The complex in question consists of 14 buildings (constructed by the Jehovah’s Witnesses) on ten hectares of land in the village of Solnechnoye, and has a value of more than 881 million Roubles (126 million Norwegian Kroner, 13 million Euros or 15 million US Dollars), according to a court press release of 7 December. The Administrative Centre of Jehovah’s Witnesses acquired the land in 2000 and transferred its ownership to the Watch Tower Bible and Tract Society of Pennsylvania, which in turn allowed the Administrative Centre free use of the site.
Because the site was owned by a foreign organisation, it did not automatically become the property of the state upon the liquidation of the Administrative Centre, a Russian legal entity. The Kurortny District Prosecutor’s Office argued, however, that the contract governing the transfer of the property to the Watch Tower Society’s ownership was invalid, as it was the Administrative Centre which continued to use and maintain the land and buildings.

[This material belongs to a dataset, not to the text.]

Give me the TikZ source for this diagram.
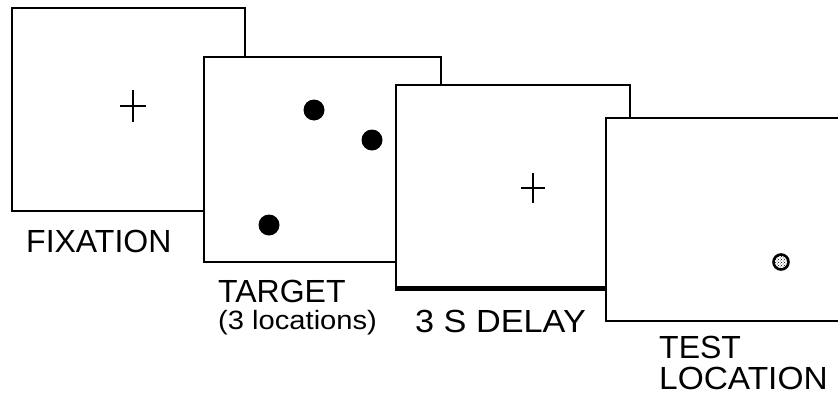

Watch Tower Society lawyer Viktor Shipilov argued in court that federal tax records show that the Society has been paying taxes on the property since 2000 (had the Administrative Centre owned the site, it would not have had to do so, as registered Russian religious organisations are not liable for tax on land or property used for religious purposes). He also noted that Kurortny District Prosecutor’s Office checked the legitimacy of the acquisition of the property and its ownership by the Watch Tower Society in 2007 and found no violations.
The Administrative Centre complex also accommodated almost 400 people, both Russian and foreign nationals, some of whom had made their homes there for more than twenty years. “The move from their homes and the disruption in their voluntary religious service .. have been traumatic,” according to a 5 December Jehovah’s Witness statement on their international website, jw.org.
Forum 18 telephoned the Justice Ministry’s Department for the Affairs of Religious Organisations on 19 December to ask what would happen to the Administrative Centre’s property in St Petersburg and whether the people who lived there would receive any compensation. A spokeswoman insisted that all questions must be put to the Ministry’s press service.
The Department for the Affairs of Religious Organisations was responsible for submitting the liquidation suit to the Supreme Court in March 2017, and its staff member Svetlana Borisova represented the Justice Ministry during the hearings.
– Locally-owned property
Meanwhile, buildings and land owned by local Jehovah’s Witness organisations are now in the process of being sold off. Once creditors have been satisfied, any remaining assets will pass to the state and may then be sold. If a local community had insufficient monetary funds to pay off its debts, its property will be auctioned to raise more (if worth more than 100,000 Roubles).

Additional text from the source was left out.